Anodic Oxidation of Conductive Carbon and Ethylene Carbonate in High-Voltage Li-Ion Batteries Quantified by On-Line Electrochemical Mass Spectrometry

The anodic oxidation stability of battery components like the conductive carbon black (Super C65) and the co-solvent ethylene carbonate (EC) is of great relevance, especially with regards to high-voltage cathode materials.

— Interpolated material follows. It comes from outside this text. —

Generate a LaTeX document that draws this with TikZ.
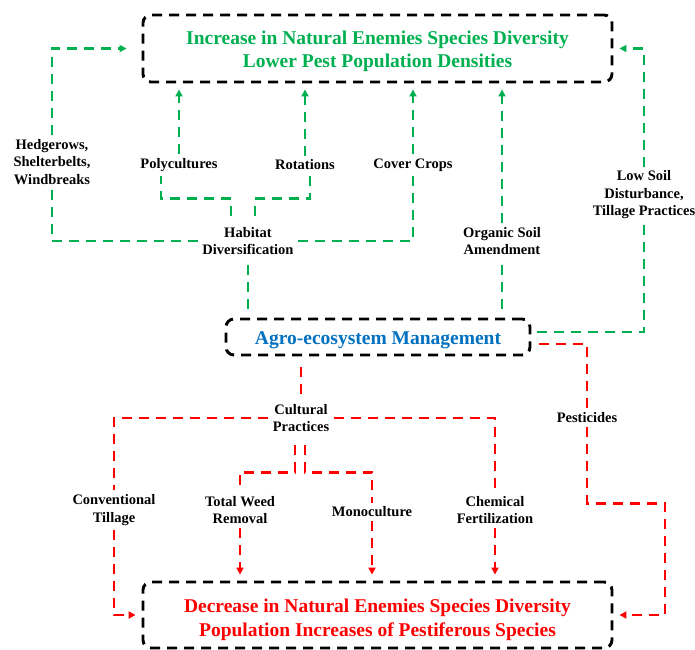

In this study, we use On-line Electrochemical Mass Spectrometry (OEMS) to deconvolute the CO and CO2 evolution from the anodic oxidation of carbon and electrolyte by using a fully 13C-isotope labeled electrolyte based on ethylene carbonate with 2 M LiClO4. We present a newly developed two-compartment cell, which provides a tight seal between anode and cathode compartment via a solid Li+-ion conducting separator, and which thus allows us to examine the effect of trace amounts of water on the anodic oxidation of carbon (12C) and ethylene carbonate (13C) at high potentials (> 4.5 V) and 10 to 60°C. Moreover, we report on the temperature dependence of the water-driven hydrolysis of ethylene carbonate accompanied by CO2 evolution. Finally, by quantifying the evolution rates of 12CO/12CO2 and 13CO/13CO2 at 5.0 V, we demonstrate that the anodic oxidation of carbon and electrolyte can be substantial, especially at high temperature and in the presence of trace water, posing significant challenges for the implementation of 5 V cathode materials.